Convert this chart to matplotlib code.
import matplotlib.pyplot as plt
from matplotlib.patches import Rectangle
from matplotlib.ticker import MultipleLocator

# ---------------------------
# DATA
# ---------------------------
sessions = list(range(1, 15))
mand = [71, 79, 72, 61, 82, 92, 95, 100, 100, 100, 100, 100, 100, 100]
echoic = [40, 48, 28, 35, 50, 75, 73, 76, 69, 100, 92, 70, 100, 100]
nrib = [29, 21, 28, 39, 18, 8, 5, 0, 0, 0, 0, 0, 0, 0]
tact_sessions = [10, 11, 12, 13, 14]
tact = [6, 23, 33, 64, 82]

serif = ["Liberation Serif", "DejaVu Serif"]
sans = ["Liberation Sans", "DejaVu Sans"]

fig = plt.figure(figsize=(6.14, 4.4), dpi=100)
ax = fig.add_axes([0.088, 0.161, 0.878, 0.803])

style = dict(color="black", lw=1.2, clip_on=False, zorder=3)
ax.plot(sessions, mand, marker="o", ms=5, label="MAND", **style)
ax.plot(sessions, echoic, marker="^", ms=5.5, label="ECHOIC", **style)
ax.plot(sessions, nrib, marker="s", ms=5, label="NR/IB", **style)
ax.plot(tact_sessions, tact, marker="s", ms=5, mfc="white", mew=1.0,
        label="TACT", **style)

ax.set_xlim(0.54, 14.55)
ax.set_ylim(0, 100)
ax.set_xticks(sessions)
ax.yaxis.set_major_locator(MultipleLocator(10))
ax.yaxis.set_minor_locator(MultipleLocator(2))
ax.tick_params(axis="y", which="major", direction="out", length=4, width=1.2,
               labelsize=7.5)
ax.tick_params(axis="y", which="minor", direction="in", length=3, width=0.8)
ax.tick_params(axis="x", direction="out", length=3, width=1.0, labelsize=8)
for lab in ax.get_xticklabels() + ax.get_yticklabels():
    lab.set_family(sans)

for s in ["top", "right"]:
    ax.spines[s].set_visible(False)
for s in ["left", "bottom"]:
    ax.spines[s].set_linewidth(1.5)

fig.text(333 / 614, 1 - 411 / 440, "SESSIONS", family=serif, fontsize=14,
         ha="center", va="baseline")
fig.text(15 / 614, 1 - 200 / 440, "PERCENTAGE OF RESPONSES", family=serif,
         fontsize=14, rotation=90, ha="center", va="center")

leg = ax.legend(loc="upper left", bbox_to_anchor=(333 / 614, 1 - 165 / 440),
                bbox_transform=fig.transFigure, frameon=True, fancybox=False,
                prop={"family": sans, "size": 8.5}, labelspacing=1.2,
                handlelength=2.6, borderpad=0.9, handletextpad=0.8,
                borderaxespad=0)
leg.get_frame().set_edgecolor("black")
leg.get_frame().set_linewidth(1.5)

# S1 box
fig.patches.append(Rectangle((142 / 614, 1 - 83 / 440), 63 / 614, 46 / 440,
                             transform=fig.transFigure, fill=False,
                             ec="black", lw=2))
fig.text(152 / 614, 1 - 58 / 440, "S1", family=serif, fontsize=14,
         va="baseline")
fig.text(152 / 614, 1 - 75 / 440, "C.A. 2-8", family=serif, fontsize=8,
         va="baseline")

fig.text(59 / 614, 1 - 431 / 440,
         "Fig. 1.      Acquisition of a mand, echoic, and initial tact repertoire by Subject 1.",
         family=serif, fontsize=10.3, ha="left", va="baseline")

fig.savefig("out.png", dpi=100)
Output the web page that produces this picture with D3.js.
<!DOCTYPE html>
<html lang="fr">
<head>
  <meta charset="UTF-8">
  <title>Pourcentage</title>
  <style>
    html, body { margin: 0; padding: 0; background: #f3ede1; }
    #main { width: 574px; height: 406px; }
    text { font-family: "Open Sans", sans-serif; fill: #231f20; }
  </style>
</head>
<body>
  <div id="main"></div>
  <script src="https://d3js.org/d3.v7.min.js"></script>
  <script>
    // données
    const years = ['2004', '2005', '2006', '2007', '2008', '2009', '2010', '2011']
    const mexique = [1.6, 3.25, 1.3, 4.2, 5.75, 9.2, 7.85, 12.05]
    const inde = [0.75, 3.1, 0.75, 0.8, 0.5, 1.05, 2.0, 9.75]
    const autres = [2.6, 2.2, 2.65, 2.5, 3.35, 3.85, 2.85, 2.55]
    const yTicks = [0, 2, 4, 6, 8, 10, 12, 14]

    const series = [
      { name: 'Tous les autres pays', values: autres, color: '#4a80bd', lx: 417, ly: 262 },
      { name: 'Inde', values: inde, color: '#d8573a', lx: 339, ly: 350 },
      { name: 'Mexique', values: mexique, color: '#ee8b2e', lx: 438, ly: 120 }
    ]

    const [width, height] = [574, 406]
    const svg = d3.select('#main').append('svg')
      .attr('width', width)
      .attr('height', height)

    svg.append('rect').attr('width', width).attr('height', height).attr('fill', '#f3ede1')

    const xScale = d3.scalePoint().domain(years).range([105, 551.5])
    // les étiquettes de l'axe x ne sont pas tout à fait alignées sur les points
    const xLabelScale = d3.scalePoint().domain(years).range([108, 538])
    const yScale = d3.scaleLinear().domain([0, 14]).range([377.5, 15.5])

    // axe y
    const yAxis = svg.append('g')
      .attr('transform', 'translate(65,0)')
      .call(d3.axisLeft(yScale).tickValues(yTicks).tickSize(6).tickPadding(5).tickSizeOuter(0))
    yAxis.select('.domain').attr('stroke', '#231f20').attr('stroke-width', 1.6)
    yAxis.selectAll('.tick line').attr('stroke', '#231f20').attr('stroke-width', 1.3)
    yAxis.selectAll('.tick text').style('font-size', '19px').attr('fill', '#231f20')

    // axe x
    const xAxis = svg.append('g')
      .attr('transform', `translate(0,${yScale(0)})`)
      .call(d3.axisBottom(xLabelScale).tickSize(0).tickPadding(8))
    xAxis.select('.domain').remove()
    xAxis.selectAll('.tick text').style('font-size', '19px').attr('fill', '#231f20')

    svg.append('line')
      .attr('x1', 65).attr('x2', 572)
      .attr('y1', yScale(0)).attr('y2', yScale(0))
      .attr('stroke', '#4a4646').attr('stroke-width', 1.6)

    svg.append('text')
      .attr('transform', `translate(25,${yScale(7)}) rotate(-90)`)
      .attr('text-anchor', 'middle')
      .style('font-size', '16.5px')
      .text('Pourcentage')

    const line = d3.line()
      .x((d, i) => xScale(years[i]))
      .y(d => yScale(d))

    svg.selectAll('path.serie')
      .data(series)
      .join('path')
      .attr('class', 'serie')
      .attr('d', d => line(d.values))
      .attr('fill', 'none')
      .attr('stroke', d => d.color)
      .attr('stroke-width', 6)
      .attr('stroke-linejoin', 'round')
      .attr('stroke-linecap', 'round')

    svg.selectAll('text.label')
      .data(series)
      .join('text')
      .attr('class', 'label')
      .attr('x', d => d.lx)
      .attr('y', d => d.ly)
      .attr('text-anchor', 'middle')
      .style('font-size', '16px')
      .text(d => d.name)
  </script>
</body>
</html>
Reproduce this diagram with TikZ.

▶ EXERCISE
Copy out the material above in its entirety. Every detail must match.

▶ FINAL RESULT
Convert this chart to matplotlib code.
import matplotlib.pyplot as plt
from matplotlib.patches import Rectangle
from matplotlib.ticker import MultipleLocator

# ---------------------------
# DATA
# ---------------------------
sessions = list(range(1, 15))
mand = [71, 79, 72, 61, 82, 92, 95, 100, 100, 100, 100, 100, 100, 100]
echoic = [40, 48, 28, 35, 50, 75, 73, 76, 69, 100, 92, 70, 100, 100]
nrib = [29, 21, 28, 39, 18, 8, 5, 0, 0, 0, 0, 0, 0, 0]
tact_sessions = [10, 11, 12, 13, 14]
tact = [6, 23, 33, 64, 82]

serif = ["Liberation Serif", "DejaVu Serif"]
sans = ["Liberation Sans", "DejaVu Sans"]

fig = plt.figure(figsize=(6.14, 4.4), dpi=100)
ax = fig.add_axes([0.088, 0.161, 0.878, 0.803])

style = dict(color="black", lw=1.2, clip_on=False, zorder=3)
ax.plot(sessions, mand, marker="o", ms=5, label="MAND", **style)
ax.plot(sessions, echoic, marker="^", ms=5.5, label="ECHOIC", **style)
ax.plot(sessions, nrib, marker="s", ms=5, label="NR/IB", **style)
ax.plot(tact_sessions, tact, marker="s", ms=5, mfc="white", mew=1.0,
        label="TACT", **style)

ax.set_xlim(0.54, 14.55)
ax.set_ylim(0, 100)
ax.set_xticks(sessions)
ax.yaxis.set_major_locator(MultipleLocator(10))
ax.yaxis.set_minor_locator(MultipleLocator(2))
ax.tick_params(axis="y", which="major", direction="out", length=4, width=1.2,
               labelsize=7.5)
ax.tick_params(axis="y", which="minor", direction="in", length=3, width=0.8)
ax.tick_params(axis="x", direction="out", length=3, width=1.0, labelsize=8)
for lab in ax.get_xticklabels() + ax.get_yticklabels():
    lab.set_family(sans)

for s in ["top", "right"]:
    ax.spines[s].set_visible(False)
for s in ["left", "bottom"]:
    ax.spines[s].set_linewidth(1.5)

fig.text(333 / 614, 1 - 411 / 440, "SESSIONS", family=serif, fontsize=14,
         ha="center", va="baseline")
fig.text(15 / 614, 1 - 200 / 440, "PERCENTAGE OF RESPONSES", family=serif,
         fontsize=14, rotation=90, ha="center", va="center")

leg = ax.legend(loc="upper left", bbox_to_anchor=(333 / 614, 1 - 165 / 440),
                bbox_transform=fig.transFigure, frameon=True, fancybox=False,
                prop={"family": sans, "size": 8.5}, labelspacing=1.2,
                handlelength=2.6, borderpad=0.9, handletextpad=0.8,
                borderaxespad=0)
leg.get_frame().set_edgecolor("black")
leg.get_frame().set_linewidth(1.5)

# S1 box
fig.patches.append(Rectangle((142 / 614, 1 - 83 / 440), 63 / 614, 46 / 440,
                             transform=fig.transFigure, fill=False,
                             ec="black", lw=2))
fig.text(152 / 614, 1 - 58 / 440, "S1", family=serif, fontsize=14,
         va="baseline")
fig.text(152 / 614, 1 - 75 / 440, "C.A. 2-8", family=serif, fontsize=8,
         va="baseline")

fig.text(59 / 614, 1 - 431 / 440,
         "Fig. 1.      Acquisition of a mand, echoic, and initial tact repertoire by Subject 1.",
         family=serif, fontsize=10.3, ha="left", va="baseline")

fig.savefig("out.png", dpi=100)
Output the web page that produces this picture with D3.js.
<!DOCTYPE html>
<html lang="fr">
<head>
  <meta charset="UTF-8">
  <title>Pourcentage</title>
  <style>
    html, body { margin: 0; padding: 0; background: #f3ede1; }
    #main { width: 574px; height: 406px; }
    text { font-family: "Open Sans", sans-serif; fill: #231f20; }
  </style>
</head>
<body>
  <div id="main"></div>
  <script src="https://d3js.org/d3.v7.min.js"></script>
  <script>
    // données
    const years = ['2004', '2005', '2006', '2007', '2008', '2009', '2010', '2011']
    const mexique = [1.6, 3.25, 1.3, 4.2, 5.75, 9.2, 7.85, 12.05]
    const inde = [0.75, 3.1, 0.75, 0.8, 0.5, 1.05, 2.0, 9.75]
    const autres = [2.6, 2.2, 2.65, 2.5, 3.35, 3.85, 2.85, 2.55]
    const yTicks = [0, 2, 4, 6, 8, 10, 12, 14]

    const series = [
      { name: 'Tous les autres pays', values: autres, color: '#4a80bd', lx: 417, ly: 262 },
      { name: 'Inde', values: inde, color: '#d8573a', lx: 339, ly: 350 },
      { name: 'Mexique', values: mexique, color: '#ee8b2e', lx: 438, ly: 120 }
    ]

    const [width, height] = [574, 406]
    const svg = d3.select('#main').append('svg')
      .attr('width', width)
      .attr('height', height)

    svg.append('rect').attr('width', width).attr('height', height).attr('fill', '#f3ede1')

    const xScale = d3.scalePoint().domain(years).range([105, 551.5])
    // les étiquettes de l'axe x ne sont pas tout à fait alignées sur les points
    const xLabelScale = d3.scalePoint().domain(years).range([108, 538])
    const yScale = d3.scaleLinear().domain([0, 14]).range([377.5, 15.5])

    // axe y
    const yAxis = svg.append('g')
      .attr('transform', 'translate(65,0)')
      .call(d3.axisLeft(yScale).tickValues(yTicks).tickSize(6).tickPadding(5).tickSizeOuter(0))
    yAxis.select('.domain').attr('stroke', '#231f20').attr('stroke-width', 1.6)
    yAxis.selectAll('.tick line').attr('stroke', '#231f20').attr('stroke-width', 1.3)
    yAxis.selectAll('.tick text').style('font-size', '19px').attr('fill', '#231f20')

    // axe x
    const xAxis = svg.append('g')
      .attr('transform', `translate(0,${yScale(0)})`)
      .call(d3.axisBottom(xLabelScale).tickSize(0).tickPadding(8))
    xAxis.select('.domain').remove()
    xAxis.selectAll('.tick text').style('font-size', '19px').attr('fill', '#231f20')

    svg.append('line')
      .attr('x1', 65).attr('x2', 572)
      .attr('y1', yScale(0)).attr('y2', yScale(0))
      .attr('stroke', '#4a4646').attr('stroke-width', 1.6)

    svg.append('text')
      .attr('transform', `translate(25,${yScale(7)}) rotate(-90)`)
      .attr('text-anchor', 'middle')
      .style('font-size', '16.5px')
      .text('Pourcentage')

    const line = d3.line()
      .x((d, i) => xScale(years[i]))
      .y(d => yScale(d))

    svg.selectAll('path.serie')
      .data(series)
      .join('path')
      .attr('class', 'serie')
      .attr('d', d => line(d.values))
      .attr('fill', 'none')
      .attr('stroke', d => d.color)
      .attr('stroke-width', 6)
      .attr('stroke-linejoin', 'round')
      .attr('stroke-linecap', 'round')

    svg.selectAll('text.label')
      .data(series)
      .join('text')
      .attr('class', 'label')
      .attr('x', d => d.lx)
      .attr('y', d => d.ly)
      .attr('text-anchor', 'middle')
      .style('font-size', '16px')
      .text(d => d.name)
  </script>
</body>
</html>
Reproduce this diagram with TikZ.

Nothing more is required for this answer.